Critical procurement barriers holding back UK businesses
Survey of FDs blames short term perspectives and lack of discussions
By CFOWorld.co.uk staff | CFO UK | Published 12:09, 14 January 13
Companies in the UK and Ireland are battling a host of finance and procurement barriers according to a recent survey conducted by Expense Reduction Analysts (ERA).
In its survey, of 100 financial directors from companies with revenues between £10 million and £500 million in the UK and Ireland, the strategic procurement consultancy found that FDs are struggling to master the delicate balance between cutting and managing current costs, and investing for the future.

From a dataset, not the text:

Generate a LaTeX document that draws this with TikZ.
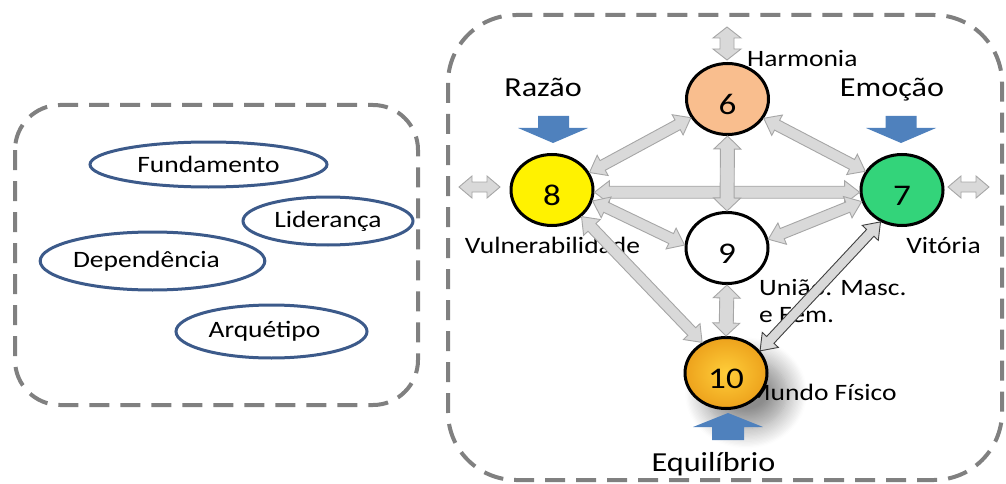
\documentclass[tikz,border=0pt]{standalone}
\usepackage{fontspec}
\setmainfont{Carlito}[FakeStretch=1.17]
\usetikzlibrary{calc,shapes.geometric,shadows.blur}
\definecolor{boxgray}{HTML}{808080}
\definecolor{ellblue}{HTML}{3C5A8A}
\definecolor{blockblue}{HTML}{4F81BD}
\definecolor{connfill}{HTML}{D9D9D9}
\definecolor{connline}{HTML}{A6A6A6}
\definecolor{peach}{HTML}{F9BE8E}
\definecolor{vgreen}{HTML}{33D47A}
\definecolor{goldA}{HTML}{FFCE3A}
\definecolor{goldB}{HTML}{EDA21C}
% #1 style, #2 start, #3 end, #4 shaft half width, #5 head half width, #6 head length
\newcommand\biarrow[6]{%
  \coordinate (ba1) at ($(#2)!#6!(#3)$);
  \coordinate (bb1) at ($(#3)!#6!(#2)$);
  \path[#1] (#2) -- ($(ba1)!#5!90:(#3)$) -- ($(ba1)!#4!90:(#3)$)
    -- ($(bb1)!#4!-90:(#2)$) -- ($(bb1)!#5!-90:(#2)$) -- (#3)
    -- ($(bb1)!#5!90:(#2)$) -- ($(bb1)!#4!90:(#2)$)
    -- ($(ba1)!#4!-90:(#3)$) -- ($(ba1)!#5!-90:(#3)$) -- cycle;}
\begin{document}
\begin{tikzpicture}[x=1pt,y=-1pt,
  dashbox/.style={draw=boxgray, line width=4pt, dash pattern=on 20pt off 11pt},
  concept/.style={ellipse, draw=ellblue, line width=3pt, inner sep=0pt,
    font=\fontsize{23.5}{28}\selectfont},
  numcircle/.style={ellipse, draw=black, line width=3pt, minimum width=82pt,
    minimum height=71pt, inner sep=0pt, text height=31pt, text depth=0pt,
    font=\fontsize{30}{36}\selectfont},
  lbl/.style={font=\fontsize{23.5}{28}\selectfont, inner sep=0pt},
  biglbl/.style={font=\fontsize{27.5}{32}\selectfont, inner sep=0pt},
  conn/.style={fill=connfill, draw=connline, line width=0.9pt, line join=miter},
  darkconn/.style={fill=connfill, draw=black!75, line width=0.9pt, line join=miter},
  blockarr/.style={fill=blockblue, draw=none}]
\useasboundingbox (0,0) rectangle (1006,484);

% dashed frames
\draw[dashbox, rounded corners=45pt] (15,105) rectangle (418,405);
\draw[dashbox, rounded corners=68pt] (448,15) rectangle (1002,480);
% labels
\node[lbl, anchor=base west] (harm) at (747,67) {Harmonia};
\node[biglbl, anchor=base] (raz) at (543,97) {Razão};
\node[biglbl, anchor=base] (emo) at (892,97) {Emoção};
\node[lbl, anchor=base] (vul) at (552.5,253) {Vulnerabilidade};
\node[lbl, anchor=base] (vit) at (943.5,253) {Vitória};
\node[lbl, anchor=base west] (uni) at (759,295) {União. Masc.};
\node[lbl, anchor=base west] (fem) at (759,322) {e Fem.};

% left concepts
\node[concept, minimum width=237pt, minimum height=45pt] (fund) at (208.5,164.5) {Fundamento};
\node[concept, minimum width=170pt, minimum height=48pt] (lid) at (328,221) {Liderança};
\node[concept, minimum width=215pt, minimum height=58pt] (dep) at (152.5,261) {Dependência\hspace*{12pt}};
\node[concept, minimum width=191pt, minimum height=53pt] (arq) at (271.5,331.5) {Arquétipo\hspace*{14pt}};

% shadow of circle 10 (drawn before the label so the text stays crisp)
\fill[black, opacity=0.0,
  blur shadow={shadow xshift=20pt, shadow yshift=-20pt, shadow blur radius=20pt,
  shadow blur steps=16, shadow opacity=45}] (726,373) ellipse [x radius=41pt, y radius=35.5pt];
\node[lbl, anchor=base west] (mun) at (747,400) {Mundo Físico};
\node[biglbl, anchor=base] (equ) at (713.5,471) {Equilíbrio};

% numbered circles
\node[numcircle, fill=peach] (n6) at (727.5,99) {6};
\node[numcircle, fill=yellow] (n8) at (552,190) {8};
\node[numcircle, fill=vgreen] (n7) at (902,190) {7};
\node[numcircle, fill=white] (n9) at (727,248) {9};
\node[numcircle, shading=radial, inner color=goldA, outer color=goldB] (n10) at (726,373) {10};

% blue block arrows
\path[blockarr] (538,116) -- (569,116) -- (569,128) -- (588,128) -- (553,143) -- (518,128) -- (538,128) -- cycle;
\path[blockarr] (885.5,116) -- (916.5,116) -- (916.5,128) -- (936,128) -- (901,143) -- (866,128) -- (885.5,128) -- cycle;
\path[blockarr] (712,440) -- (744,440) -- (744,427) -- (763,427) -- (728,413) -- (693,427) -- (712,427) -- cycle;

% free double arrows
\coordinate (t1) at (727,27); \coordinate (t2) at (727,60);
\coordinate (l1) at (459,187); \coordinate (l2) at (500,187);
\coordinate (r1) at (948,187); \coordinate (r2) at (989,187);
\biarrow{conn}{t1}{t2}{7pt}{14pt}{11pt}
\biarrow{conn}{l1}{l2}{5pt}{11pt}{13pt}
\biarrow{conn}{r1}{r2}{5pt}{11pt}{13pt}

% connectors
\biarrow{conn}{n8.25}{n6.207}{5.5pt}{11.5pt}{15pt}
\biarrow{conn}{n6.332}{n7.153}{5.5pt}{11.5pt}{15pt}
\biarrow{conn}{n8.357}{n7.183}{6pt}{11.5pt}{15pt}
\biarrow{conn}{n6.south}{n9.north}{7pt}{13.5pt}{13pt}
\biarrow{conn}{n8.345}{n9.176}{5.5pt}{11.5pt}{15pt}
\biarrow{conn}{n9.12}{n7.196}{5.5pt}{11.5pt}{15pt}
\biarrow{conn}{n8.318}{n10.128}{5.5pt}{11.5pt}{15pt}
\biarrow{conn}{n9.south}{n10.north}{7pt}{13.5pt}{13pt}
\biarrow{darkconn}{n7.236}{n10.33}{5pt}{11pt}{15pt}
\end{tikzpicture}
\end{document}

Nearly 77 percent of respondents said they only consider the short term picture and immediately default to a defensive cost-cutting mentality in times of austerity. Furthermore, only 4 percent said they planned to increase research and development spending on new products and services in the coming years.
The ERA survey also found a lack of procurement understanding at board level with 46 percent of the companies surveyed stating that their company discussed procurement at board level only once a year or never.
Furthermore, 4 out of 5 organisations did not have a specialist procurement team or individual. Some 52 percent of FDs surveyed felt that employees suffer from a lack of time, experience and energy when it comes to securing the best supplier deals. Only 1 in 10 respondents felt employees had excellent attitudes to procurement.
More than 1 in 3 FDs said they leave procurement responsibility to individual departments. But 58 percent of respondents stated that some departments have resisted efforts to establish professional procurement practices.
Additionally 57 percent felt some departments believed procurement was hindering the effectiveness of their department for the sake of cost cutting. Elsewhere in the study, ERA found that only 21 percent of FDs surveyed viewed their suppliers as strategic partners.
Rob Allison, managing director of ERA, said, "Organisations must start thinking long term instead of short term. Cutting costs may keep businesses afloat temporarily, but it won’t enable them to compete long term."
"A smarter spending strategy, combining effective cost control and development for innovation and investment is the only way businesses will be able to successfully ride this storm," he added.